One Small Voice

Sometimes, it’s easy to feel like your small voice isn’t making much of a difference in this big, noisy world.

Sometimes, it seems like speaking up won’t accomplish anything (except maybe to lose you a few friends).

Sometimes, you have to do it anyway.

This afternoon I saw something on Facebook. A proud mother posting photos of her kid’s school presentation on a historical figure – typical newsfeed fodder, right?

But this was a photo of a White middle-school kid in blackface.

I gasped and I muttered under my breath. I got angry and I prayed about holding my tongue and my temper.

And then, I decided to hold my temper but not my tongue. Because sitting silently in the face of injustice, in the presence of disrespect, in the view of racism (yup, I said it!) is no better than engaging in injustice and disrespect and racism oneself.

Of all the character traits I pray that my children will grow to embody – and that I pray they will SEE IN ME – integrity is one of the dearest to my heart. Because integrity, I believe, locks all the others together. Peace, patience, kindness, goodness, love: each of them is undergirded and strengthened by integrity.
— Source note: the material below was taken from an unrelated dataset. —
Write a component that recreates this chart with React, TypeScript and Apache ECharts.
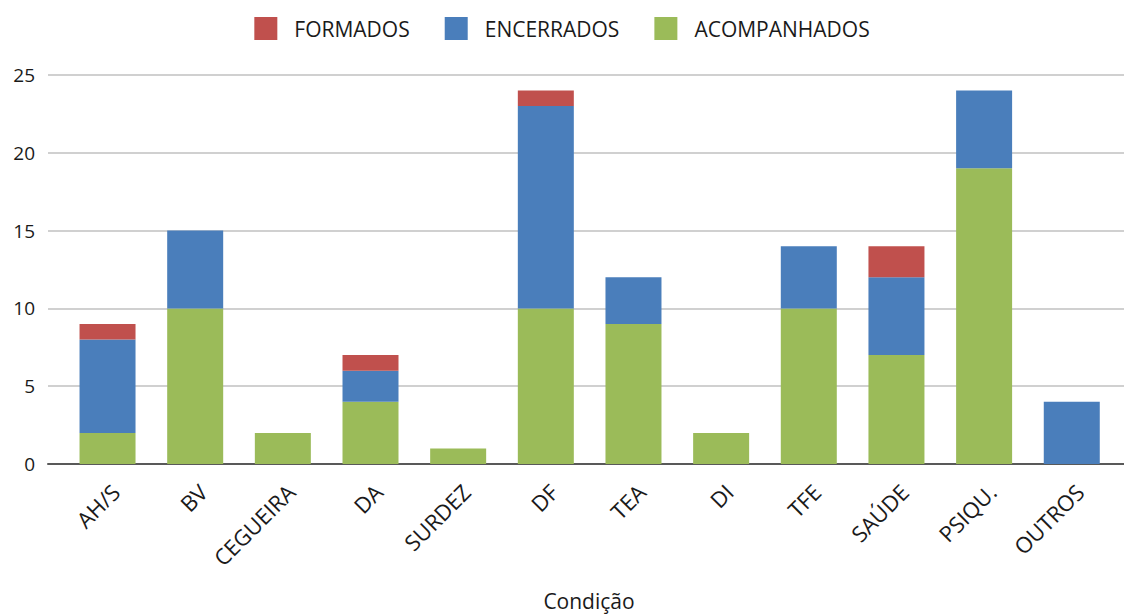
import React, { useEffect, useRef } from "react";
import * as echarts from "echarts";

const categories = ["AH/S", "BV", "CEGUEIRA", "DA", "SURDEZ", "DF", "TEA", "DI", "TFE", "SAÚDE", "PSIQU.", "OUTROS"];
const acompanhados = [2, 10, 2, 4, 1, 10, 9, 2, 10, 7, 19, 0];
const encerrados = [6, 5, 0, 2, 0, 13, 3, 0, 4, 5, 5, 4];
const formados = [1, 0, 0, 1, 0, 1, 0, 0, 0, 2, 0, 0];
const yTicks = { min: 0, max: 25, interval: 5 };
const axisTitle = "Condição";

const FONT = "'Open Sans', sans-serif";
const TEXT = "#1a1a1a";

export default function App() {
  const ref = useRef<HTMLDivElement>(null);
  useEffect(() => {
    if (!ref.current) return;
    const chart = echarts.init(ref.current, undefined, { renderer: "svg" });
    const top = 75;
    const bottom = 152;
    chart.setOption({
      animation: false,
      textStyle: { fontFamily: FONT },
      legend: {
        top: 12,
        left: "center",
        itemWidth: 23,
        itemHeight: 23,
        itemGap: 35,
        icon: "rect",
        data: ["FORMADOS", "ENCERRADOS", "ACOMPANHADOS"],
        textStyle: { fontSize: 21, color: TEXT, fontFamily: FONT, padding: [0, 0, 0, 12] },
      },
      grid: [
        { left: 48, right: 0, top, bottom },
        { left: 63.7, width: 1051.9, top, bottom },
      ],
      xAxis: [
        {
          gridIndex: 0, type: "value", min: 0, max: 1,
          axisLine: { show: true, lineStyle: { color: "#595959", width: 2 } },
          axisTick: { show: false }, axisLabel: { show: false }, splitLine: { show: false },
        },
        {
          gridIndex: 1, type: "category", data: categories,
          axisLine: { show: false }, axisTick: { show: false },
          axisLabel: {
            rotate: 45, margin: 16, verticalAlign: "top", fontSize: 22, color: TEXT, fontFamily: FONT, interval: 0,
          },
        },
      ],
      yAxis: [
        {
          gridIndex: 0, type: "value", ...yTicks,
          axisLine: { show: false }, axisTick: { show: false },
          axisLabel: { fontSize: 19, color: TEXT, fontFamily: FONT, margin: 13 },
          splitLine: { lineStyle: { color: "#d0d0d0", width: 2 } },
        },
        { gridIndex: 1, type: "value", ...yTicks, show: false, splitLine: { show: false } },
      ],
      series: [
        {
          name: "ACOMPANHADOS", type: "bar", stack: "s", xAxisIndex: 1, yAxisIndex: 1,
          data: acompanhados, barWidth: 56, itemStyle: { color: "#9BBB59" },
        },
        {
          name: "ENCERRADOS", type: "bar", stack: "s", xAxisIndex: 1, yAxisIndex: 1,
          data: encerrados, barWidth: 56, itemStyle: { color: "#4A7EBB" },
        },
        {
          name: "FORMADOS", type: "bar", stack: "s", xAxisIndex: 1, yAxisIndex: 1,
          data: formados, barWidth: 56, itemStyle: { color: "#C0504D" },
        },
      ],
      graphic: [
        {
          type: "text", x: 589, y: 601,
          style: { text: axisTitle, fontSize: 21, fill: TEXT, fontFamily: FONT, align: "center", verticalAlign: "middle" },
        },
      ],
    });
    return () => chart.dispose();
  }, []);
  return <div ref={ref} style={{ width: 1124, height: 616, position: "absolute", left: 0, top: 0 }} />;
}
I know and love people of color. I would be horrified for any of them to sit in a school auditorium and witness a kid parade in blackface on a stage. What’s more? I would be horrified for my White children to witness that, too. Because I don’t want my children to think that the defining characteristic of that famous freedom fighter was the color of his skin. I don’t want my community to be one where showing up to a public school wearing blackface is acceptable.

So I said something.

I don’t know if the lesson deep at the heart of this will get through to that mother or that preteen. (SPOILER ALERT: THE LESSON IS THAT BLACKFACE IS NEVER OKAY BECAUSE BLACKFACE IS ALWAYS DEEPLY DISRESPECTFUL.) I have hope, though, that they or their circle Facebook friends will see my comment and stop to think. Maybe one heart or mind will change. But even if they don’t? The other lesson deep at the heart of what happened today was for me: speaking out about Wrong is always okay because it is always the Right thing to do.